------ Stored rows

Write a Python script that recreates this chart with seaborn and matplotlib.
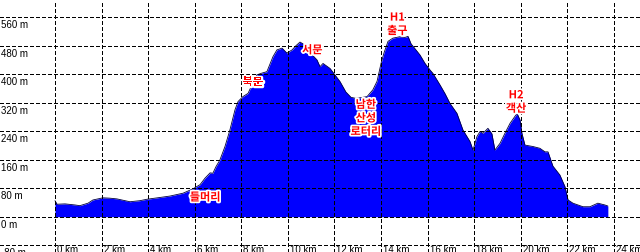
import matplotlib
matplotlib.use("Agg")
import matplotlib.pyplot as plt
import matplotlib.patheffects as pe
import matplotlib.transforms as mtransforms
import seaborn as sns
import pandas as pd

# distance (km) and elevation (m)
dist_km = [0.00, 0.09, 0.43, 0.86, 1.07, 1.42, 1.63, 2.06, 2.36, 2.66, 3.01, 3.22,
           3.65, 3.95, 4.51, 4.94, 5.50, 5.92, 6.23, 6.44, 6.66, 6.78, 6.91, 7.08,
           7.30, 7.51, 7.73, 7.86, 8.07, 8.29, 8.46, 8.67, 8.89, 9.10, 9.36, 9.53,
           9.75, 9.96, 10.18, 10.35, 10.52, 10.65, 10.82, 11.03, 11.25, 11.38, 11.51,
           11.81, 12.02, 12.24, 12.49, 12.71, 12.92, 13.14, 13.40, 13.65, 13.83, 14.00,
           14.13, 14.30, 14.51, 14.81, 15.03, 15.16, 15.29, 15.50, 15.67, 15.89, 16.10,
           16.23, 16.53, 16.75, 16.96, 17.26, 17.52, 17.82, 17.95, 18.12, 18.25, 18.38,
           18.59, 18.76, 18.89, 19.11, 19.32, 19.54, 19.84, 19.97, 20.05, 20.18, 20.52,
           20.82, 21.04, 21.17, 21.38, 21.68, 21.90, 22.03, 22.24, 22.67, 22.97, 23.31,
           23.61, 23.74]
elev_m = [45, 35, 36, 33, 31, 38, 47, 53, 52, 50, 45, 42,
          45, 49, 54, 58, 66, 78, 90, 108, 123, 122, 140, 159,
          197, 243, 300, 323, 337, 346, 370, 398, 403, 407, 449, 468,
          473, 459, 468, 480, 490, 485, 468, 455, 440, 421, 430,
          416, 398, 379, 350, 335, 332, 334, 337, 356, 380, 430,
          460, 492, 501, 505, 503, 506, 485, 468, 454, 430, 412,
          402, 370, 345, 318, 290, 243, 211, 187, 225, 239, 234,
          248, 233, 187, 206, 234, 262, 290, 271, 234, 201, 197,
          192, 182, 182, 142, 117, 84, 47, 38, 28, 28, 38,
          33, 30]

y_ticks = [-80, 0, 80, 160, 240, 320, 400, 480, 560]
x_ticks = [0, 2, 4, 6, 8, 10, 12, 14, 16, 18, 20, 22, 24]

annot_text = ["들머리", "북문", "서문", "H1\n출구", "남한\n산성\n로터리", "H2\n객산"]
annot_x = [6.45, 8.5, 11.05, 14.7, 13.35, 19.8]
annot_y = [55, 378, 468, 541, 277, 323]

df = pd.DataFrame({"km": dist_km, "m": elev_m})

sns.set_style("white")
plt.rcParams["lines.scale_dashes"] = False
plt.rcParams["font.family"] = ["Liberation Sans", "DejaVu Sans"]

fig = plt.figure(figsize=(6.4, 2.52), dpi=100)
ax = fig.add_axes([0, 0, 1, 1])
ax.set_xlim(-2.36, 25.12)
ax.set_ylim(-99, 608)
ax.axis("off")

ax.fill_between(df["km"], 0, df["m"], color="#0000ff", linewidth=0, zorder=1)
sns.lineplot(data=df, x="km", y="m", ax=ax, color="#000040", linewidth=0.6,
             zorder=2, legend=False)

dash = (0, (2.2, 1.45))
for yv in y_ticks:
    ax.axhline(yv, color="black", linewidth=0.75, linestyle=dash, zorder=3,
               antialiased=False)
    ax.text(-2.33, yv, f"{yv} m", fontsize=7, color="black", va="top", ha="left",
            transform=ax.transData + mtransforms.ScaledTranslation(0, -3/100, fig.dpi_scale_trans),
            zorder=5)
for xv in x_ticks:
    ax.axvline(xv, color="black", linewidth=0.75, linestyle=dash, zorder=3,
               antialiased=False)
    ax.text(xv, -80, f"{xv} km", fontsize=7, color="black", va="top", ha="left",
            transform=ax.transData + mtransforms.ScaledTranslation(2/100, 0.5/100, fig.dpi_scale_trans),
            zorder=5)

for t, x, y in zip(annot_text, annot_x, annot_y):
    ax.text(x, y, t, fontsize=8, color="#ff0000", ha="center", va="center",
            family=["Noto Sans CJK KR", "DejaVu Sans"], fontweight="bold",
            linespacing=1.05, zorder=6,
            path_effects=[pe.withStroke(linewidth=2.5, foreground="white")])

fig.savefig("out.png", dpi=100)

------------
------ Stored rows

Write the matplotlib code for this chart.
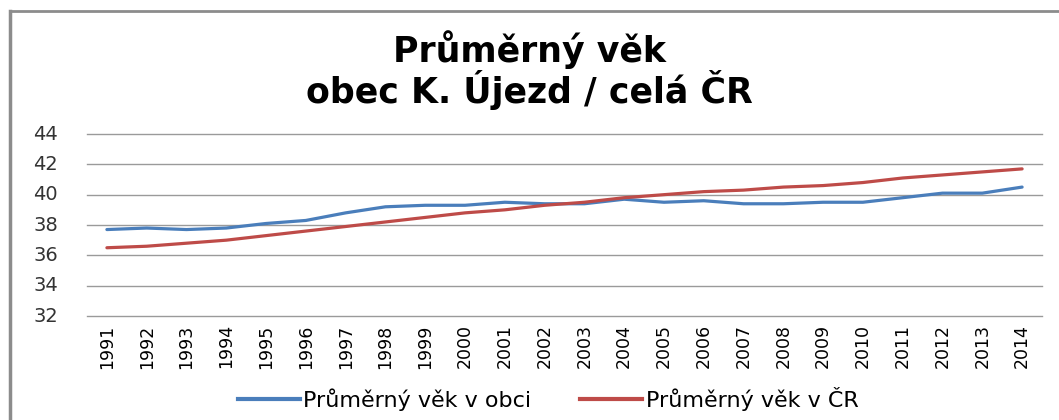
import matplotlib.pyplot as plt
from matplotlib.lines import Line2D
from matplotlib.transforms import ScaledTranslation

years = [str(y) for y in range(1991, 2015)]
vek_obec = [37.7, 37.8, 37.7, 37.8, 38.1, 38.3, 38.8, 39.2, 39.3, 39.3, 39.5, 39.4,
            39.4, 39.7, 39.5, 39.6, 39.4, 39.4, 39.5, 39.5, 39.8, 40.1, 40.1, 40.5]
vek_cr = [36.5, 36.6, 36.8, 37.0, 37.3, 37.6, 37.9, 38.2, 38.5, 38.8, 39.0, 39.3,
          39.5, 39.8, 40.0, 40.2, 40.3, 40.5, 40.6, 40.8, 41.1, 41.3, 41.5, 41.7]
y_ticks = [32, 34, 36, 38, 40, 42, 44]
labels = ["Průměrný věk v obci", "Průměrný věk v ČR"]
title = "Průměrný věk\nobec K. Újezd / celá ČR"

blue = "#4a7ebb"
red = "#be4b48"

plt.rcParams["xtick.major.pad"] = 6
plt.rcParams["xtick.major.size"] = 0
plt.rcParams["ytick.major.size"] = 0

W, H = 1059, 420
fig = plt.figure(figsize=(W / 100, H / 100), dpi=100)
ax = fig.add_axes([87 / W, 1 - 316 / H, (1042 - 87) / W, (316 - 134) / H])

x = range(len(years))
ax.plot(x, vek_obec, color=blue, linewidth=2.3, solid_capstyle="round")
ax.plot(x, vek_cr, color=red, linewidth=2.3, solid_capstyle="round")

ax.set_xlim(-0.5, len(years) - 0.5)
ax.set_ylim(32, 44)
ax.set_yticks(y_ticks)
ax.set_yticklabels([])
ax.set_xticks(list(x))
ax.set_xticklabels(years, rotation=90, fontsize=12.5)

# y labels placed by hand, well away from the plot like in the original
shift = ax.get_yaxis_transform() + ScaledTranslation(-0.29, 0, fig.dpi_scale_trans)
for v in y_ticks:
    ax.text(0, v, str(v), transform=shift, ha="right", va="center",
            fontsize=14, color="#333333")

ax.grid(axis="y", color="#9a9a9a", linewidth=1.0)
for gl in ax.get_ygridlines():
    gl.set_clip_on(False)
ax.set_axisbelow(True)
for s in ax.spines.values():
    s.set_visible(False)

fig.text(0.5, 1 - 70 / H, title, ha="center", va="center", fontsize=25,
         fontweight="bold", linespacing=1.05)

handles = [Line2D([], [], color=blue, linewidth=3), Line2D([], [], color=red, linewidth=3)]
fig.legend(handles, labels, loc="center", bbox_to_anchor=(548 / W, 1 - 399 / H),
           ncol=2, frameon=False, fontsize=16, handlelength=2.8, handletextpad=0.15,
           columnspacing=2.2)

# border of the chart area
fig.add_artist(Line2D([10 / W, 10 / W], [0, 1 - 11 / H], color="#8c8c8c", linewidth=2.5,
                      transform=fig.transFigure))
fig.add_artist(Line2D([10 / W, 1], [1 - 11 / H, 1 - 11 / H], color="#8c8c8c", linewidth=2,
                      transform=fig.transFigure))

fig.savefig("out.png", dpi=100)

------------

● The exercise:
Omit all pictures, then copy the lines between the ones holding "Write the matplotlib code for this chart." and "ax = fig.add_axes([87", inclusive.

● Output for this task:
Write the matplotlib code for this chart.
import matplotlib.pyplot as plt
from matplotlib.lines import Line2D
from matplotlib.transforms import ScaledTranslation

years = [str(y) for y in range(1991, 2015)]
vek_obec = [37.7, 37.8, 37.7, 37.8, 38.1, 38.3, 38.8, 39.2, 39.3, 39.3, 39.5, 39.4,
            39.4, 39.7, 39.5, 39.6, 39.4, 39.4, 39.5, 39.5, 39.8, 40.1, 40.1, 40.5]
vek_cr = [36.5, 36.6, 36.8, 37.0, 37.3, 37.6, 37.9, 38.2, 38.5, 38.8, 39.0, 39.3,
          39.5, 39.8, 40.0, 40.2, 40.3, 40.5, 40.6, 40.8, 41.1, 41.3, 41.5, 41.7]
y_ticks = [32, 34, 36, 38, 40, 42, 44]
labels = ["Průměrný věk v obci", "Průměrný věk v ČR"]
title = "Průměrný věk\nobec K. Újezd / celá ČR"

blue = "#4a7ebb"
red = "#be4b48"

plt.rcParams["xtick.major.pad"] = 6
plt.rcParams["xtick.major.size"] = 0
plt.rcParams["ytick.major.size"] = 0

W, H = 1059, 420
fig = plt.figure(figsize=(W / 100, H / 100), dpi=100)
ax = fig.add_axes([87 / W, 1 - 316 / H, (1042 - 87) / W, (316 - 134) / H])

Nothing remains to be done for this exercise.